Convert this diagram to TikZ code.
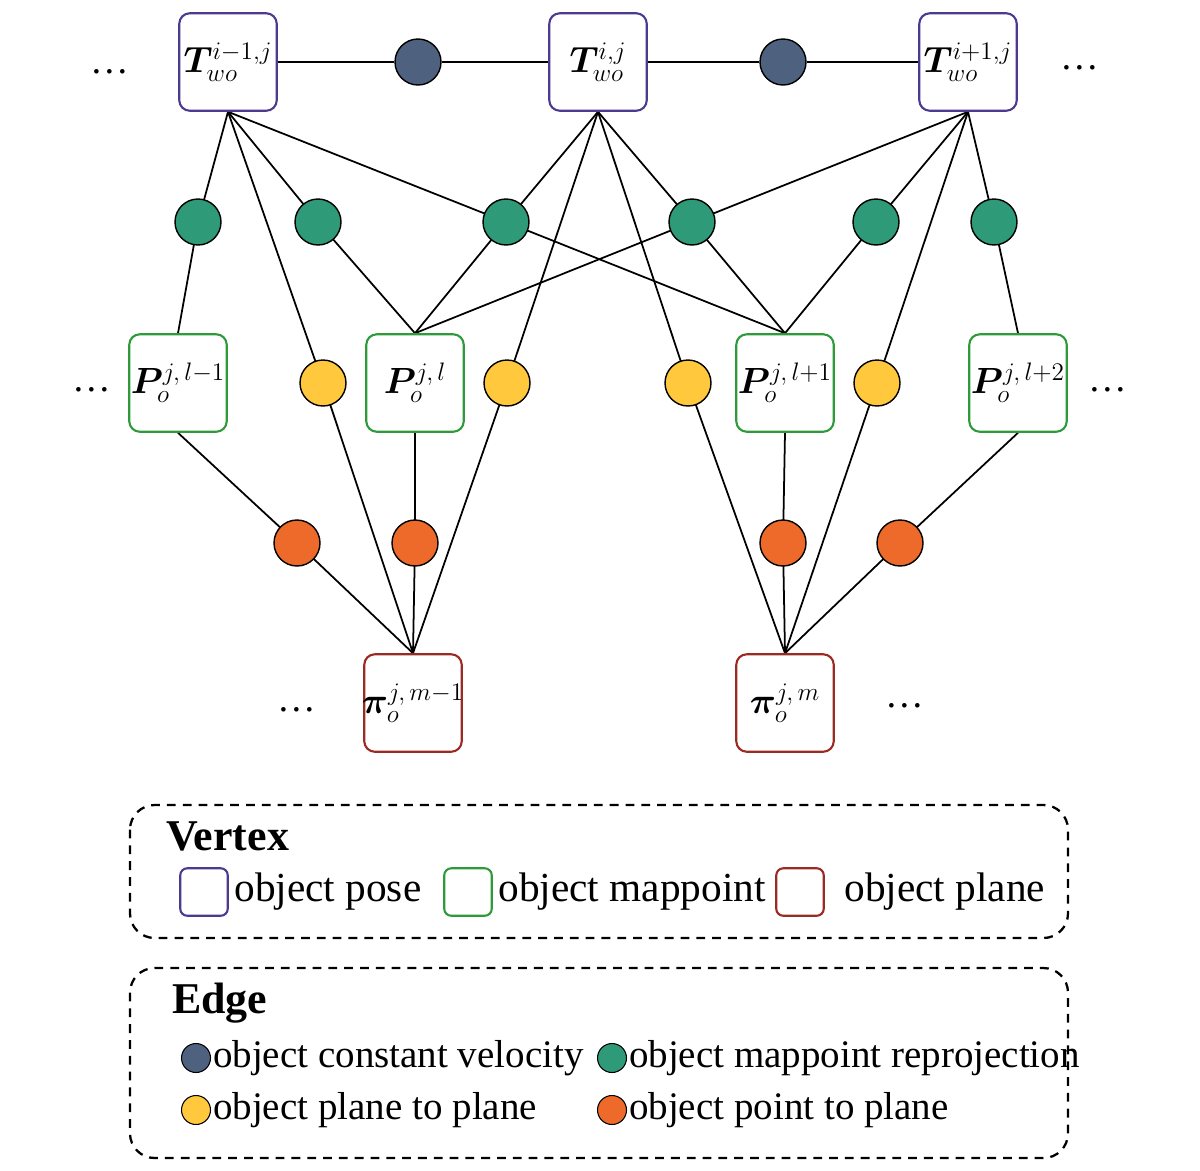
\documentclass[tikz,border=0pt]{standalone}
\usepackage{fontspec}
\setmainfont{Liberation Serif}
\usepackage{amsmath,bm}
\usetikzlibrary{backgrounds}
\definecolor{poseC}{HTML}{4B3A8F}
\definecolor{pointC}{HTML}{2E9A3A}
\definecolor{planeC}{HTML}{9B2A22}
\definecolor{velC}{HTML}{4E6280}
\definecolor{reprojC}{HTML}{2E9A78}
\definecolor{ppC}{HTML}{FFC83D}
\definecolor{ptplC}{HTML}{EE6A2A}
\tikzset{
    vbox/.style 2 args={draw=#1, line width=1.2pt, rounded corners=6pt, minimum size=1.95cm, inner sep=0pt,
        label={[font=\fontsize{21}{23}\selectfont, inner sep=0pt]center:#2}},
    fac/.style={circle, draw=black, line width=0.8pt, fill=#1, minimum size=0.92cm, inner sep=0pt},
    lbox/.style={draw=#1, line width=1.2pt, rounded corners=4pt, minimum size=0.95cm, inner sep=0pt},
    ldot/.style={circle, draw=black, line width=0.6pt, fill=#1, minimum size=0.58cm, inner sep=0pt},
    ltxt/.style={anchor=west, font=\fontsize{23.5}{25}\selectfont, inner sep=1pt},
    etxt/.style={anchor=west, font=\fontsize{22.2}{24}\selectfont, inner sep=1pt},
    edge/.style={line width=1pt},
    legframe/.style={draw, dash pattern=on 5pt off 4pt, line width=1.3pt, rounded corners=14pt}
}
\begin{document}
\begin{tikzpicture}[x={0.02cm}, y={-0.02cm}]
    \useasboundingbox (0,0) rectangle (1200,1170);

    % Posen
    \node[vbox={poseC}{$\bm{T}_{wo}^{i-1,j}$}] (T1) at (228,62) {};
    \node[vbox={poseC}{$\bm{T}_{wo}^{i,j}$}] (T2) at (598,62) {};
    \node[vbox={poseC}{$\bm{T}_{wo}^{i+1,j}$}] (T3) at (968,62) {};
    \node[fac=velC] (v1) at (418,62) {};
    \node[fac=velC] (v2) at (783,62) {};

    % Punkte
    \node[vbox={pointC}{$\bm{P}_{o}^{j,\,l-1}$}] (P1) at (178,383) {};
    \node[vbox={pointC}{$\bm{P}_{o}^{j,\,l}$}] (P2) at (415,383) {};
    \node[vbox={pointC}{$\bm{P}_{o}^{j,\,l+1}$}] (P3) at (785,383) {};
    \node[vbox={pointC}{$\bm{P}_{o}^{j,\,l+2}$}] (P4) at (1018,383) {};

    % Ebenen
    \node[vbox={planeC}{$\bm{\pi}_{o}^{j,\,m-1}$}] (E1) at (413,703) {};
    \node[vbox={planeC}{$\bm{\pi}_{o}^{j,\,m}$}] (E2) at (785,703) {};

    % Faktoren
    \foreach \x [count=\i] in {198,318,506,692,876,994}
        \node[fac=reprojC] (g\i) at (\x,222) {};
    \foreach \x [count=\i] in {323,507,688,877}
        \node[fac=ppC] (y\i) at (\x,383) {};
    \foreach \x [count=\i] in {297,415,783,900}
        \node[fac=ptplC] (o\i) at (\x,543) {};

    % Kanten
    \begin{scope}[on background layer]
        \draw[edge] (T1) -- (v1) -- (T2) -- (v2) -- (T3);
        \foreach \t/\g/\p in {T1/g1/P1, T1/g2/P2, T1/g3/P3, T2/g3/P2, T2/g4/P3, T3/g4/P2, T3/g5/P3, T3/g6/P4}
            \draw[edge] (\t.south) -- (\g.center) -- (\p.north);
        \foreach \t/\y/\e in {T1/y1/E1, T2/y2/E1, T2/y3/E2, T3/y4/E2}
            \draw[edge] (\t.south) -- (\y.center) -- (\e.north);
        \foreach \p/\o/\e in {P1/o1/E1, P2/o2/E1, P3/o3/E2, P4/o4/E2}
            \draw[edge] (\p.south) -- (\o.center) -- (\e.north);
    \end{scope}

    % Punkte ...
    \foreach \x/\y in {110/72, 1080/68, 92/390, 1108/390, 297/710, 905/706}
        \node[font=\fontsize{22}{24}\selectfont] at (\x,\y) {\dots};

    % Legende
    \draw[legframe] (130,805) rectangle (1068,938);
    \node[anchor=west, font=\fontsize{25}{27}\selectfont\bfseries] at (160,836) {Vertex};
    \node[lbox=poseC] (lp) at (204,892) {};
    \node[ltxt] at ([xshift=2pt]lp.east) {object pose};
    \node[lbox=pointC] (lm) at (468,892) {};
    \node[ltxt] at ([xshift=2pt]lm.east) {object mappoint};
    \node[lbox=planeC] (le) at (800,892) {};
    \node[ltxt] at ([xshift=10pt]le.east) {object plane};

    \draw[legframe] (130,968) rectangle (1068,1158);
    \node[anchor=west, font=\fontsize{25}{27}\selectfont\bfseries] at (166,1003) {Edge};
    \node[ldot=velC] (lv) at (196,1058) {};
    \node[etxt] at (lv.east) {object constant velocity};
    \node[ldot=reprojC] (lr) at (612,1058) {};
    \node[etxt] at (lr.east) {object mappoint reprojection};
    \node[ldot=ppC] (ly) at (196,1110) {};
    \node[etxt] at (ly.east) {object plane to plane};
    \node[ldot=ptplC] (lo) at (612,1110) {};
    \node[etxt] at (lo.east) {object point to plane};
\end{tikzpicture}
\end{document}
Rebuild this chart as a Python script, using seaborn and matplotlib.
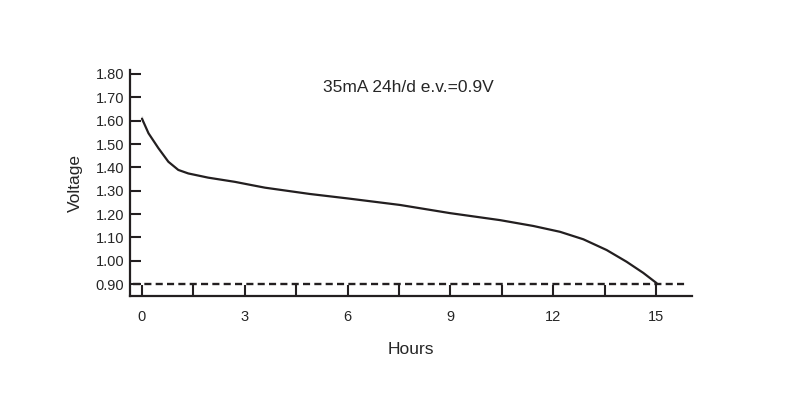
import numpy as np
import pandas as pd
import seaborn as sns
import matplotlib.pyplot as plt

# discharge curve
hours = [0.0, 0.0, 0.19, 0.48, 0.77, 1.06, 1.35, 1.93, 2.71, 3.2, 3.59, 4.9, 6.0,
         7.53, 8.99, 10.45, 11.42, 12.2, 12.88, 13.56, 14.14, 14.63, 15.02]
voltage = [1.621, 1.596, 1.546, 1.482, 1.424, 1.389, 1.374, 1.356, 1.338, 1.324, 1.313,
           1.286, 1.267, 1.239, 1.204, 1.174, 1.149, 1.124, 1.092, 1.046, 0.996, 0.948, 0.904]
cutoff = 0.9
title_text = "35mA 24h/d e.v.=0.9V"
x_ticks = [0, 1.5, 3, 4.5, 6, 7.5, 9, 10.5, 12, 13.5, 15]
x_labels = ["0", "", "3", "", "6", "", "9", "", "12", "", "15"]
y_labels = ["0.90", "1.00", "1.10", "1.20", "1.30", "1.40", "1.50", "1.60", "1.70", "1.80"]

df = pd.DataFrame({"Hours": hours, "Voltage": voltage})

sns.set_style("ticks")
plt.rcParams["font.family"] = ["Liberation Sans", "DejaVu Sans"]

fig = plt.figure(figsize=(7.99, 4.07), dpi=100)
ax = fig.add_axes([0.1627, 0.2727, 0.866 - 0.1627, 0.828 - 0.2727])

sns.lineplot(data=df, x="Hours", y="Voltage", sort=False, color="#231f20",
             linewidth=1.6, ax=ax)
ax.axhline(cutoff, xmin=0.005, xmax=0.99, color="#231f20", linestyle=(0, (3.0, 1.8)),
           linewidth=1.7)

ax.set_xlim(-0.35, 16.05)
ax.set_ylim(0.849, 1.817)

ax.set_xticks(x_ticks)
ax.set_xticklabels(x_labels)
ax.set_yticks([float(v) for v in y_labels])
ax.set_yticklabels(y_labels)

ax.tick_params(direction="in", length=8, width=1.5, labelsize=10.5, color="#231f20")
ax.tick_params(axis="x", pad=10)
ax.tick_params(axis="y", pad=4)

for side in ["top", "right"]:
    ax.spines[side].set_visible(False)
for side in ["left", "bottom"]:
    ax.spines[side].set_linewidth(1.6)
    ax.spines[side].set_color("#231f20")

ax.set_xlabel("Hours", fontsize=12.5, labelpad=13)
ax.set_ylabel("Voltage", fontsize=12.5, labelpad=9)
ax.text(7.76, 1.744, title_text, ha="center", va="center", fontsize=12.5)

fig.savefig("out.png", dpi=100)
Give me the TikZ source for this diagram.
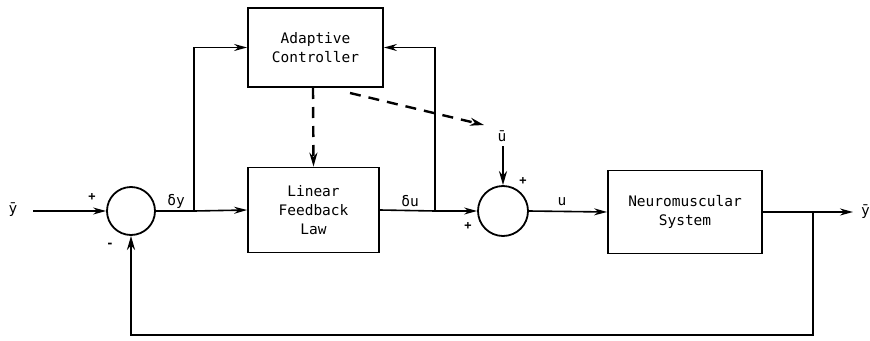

* * *

Copy nothing but the lines from the top of the material through the line holding "(E2) at (785,703)", exactly as written; omit pictures.

Convert this diagram to TikZ code.
\documentclass[tikz,border=0pt]{standalone}
\usepackage{fontspec}
\setmainfont{Liberation Serif}
\usepackage{amsmath,bm}
\usetikzlibrary{backgrounds}
\definecolor{poseC}{HTML}{4B3A8F}
\definecolor{pointC}{HTML}{2E9A3A}
\definecolor{planeC}{HTML}{9B2A22}
\definecolor{velC}{HTML}{4E6280}
\definecolor{reprojC}{HTML}{2E9A78}
\definecolor{ppC}{HTML}{FFC83D}
\definecolor{ptplC}{HTML}{EE6A2A}
\tikzset{
    vbox/.style 2 args={draw=#1, line width=1.2pt, rounded corners=6pt, minimum size=1.95cm, inner sep=0pt,
        label={[font=\fontsize{21}{23}\selectfont, inner sep=0pt]center:#2}},
    fac/.style={circle, draw=black, line width=0.8pt, fill=#1, minimum size=0.92cm, inner sep=0pt},
    lbox/.style={draw=#1, line width=1.2pt, rounded corners=4pt, minimum size=0.95cm, inner sep=0pt},
    ldot/.style={circle, draw=black, line width=0.6pt, fill=#1, minimum size=0.58cm, inner sep=0pt},
    ltxt/.style={anchor=west, font=\fontsize{23.5}{25}\selectfont, inner sep=1pt},
    etxt/.style={anchor=west, font=\fontsize{22.2}{24}\selectfont, inner sep=1pt},
    edge/.style={line width=1pt},
    legframe/.style={draw, dash pattern=on 5pt off 4pt, line width=1.3pt, rounded corners=14pt}
}
\begin{document}
\begin{tikzpicture}[x={0.02cm}, y={-0.02cm}]
    \useasboundingbox (0,0) rectangle (1200,1170);

    % Posen
    \node[vbox={poseC}{$\bm{T}_{wo}^{i-1,j}$}] (T1) at (228,62) {};
    \node[vbox={poseC}{$\bm{T}_{wo}^{i,j}$}] (T2) at (598,62) {};
    \node[vbox={poseC}{$\bm{T}_{wo}^{i+1,j}$}] (T3) at (968,62) {};
    \node[fac=velC] (v1) at (418,62) {};
    \node[fac=velC] (v2) at (783,62) {};

    % Punkte
    \node[vbox={pointC}{$\bm{P}_{o}^{j,\,l-1}$}] (P1) at (178,383) {};
    \node[vbox={pointC}{$\bm{P}_{o}^{j,\,l}$}] (P2) at (415,383) {};
    \node[vbox={pointC}{$\bm{P}_{o}^{j,\,l+1}$}] (P3) at (785,383) {};
    \node[vbox={pointC}{$\bm{P}_{o}^{j,\,l+2}$}] (P4) at (1018,383) {};

    % Ebenen
    \node[vbox={planeC}{$\bm{\pi}_{o}^{j,\,m-1}$}] (E1) at (413,703) {};
    \node[vbox={planeC}{$\bm{\pi}_{o}^{j,\,m}$}] (E2) at (785,703) {};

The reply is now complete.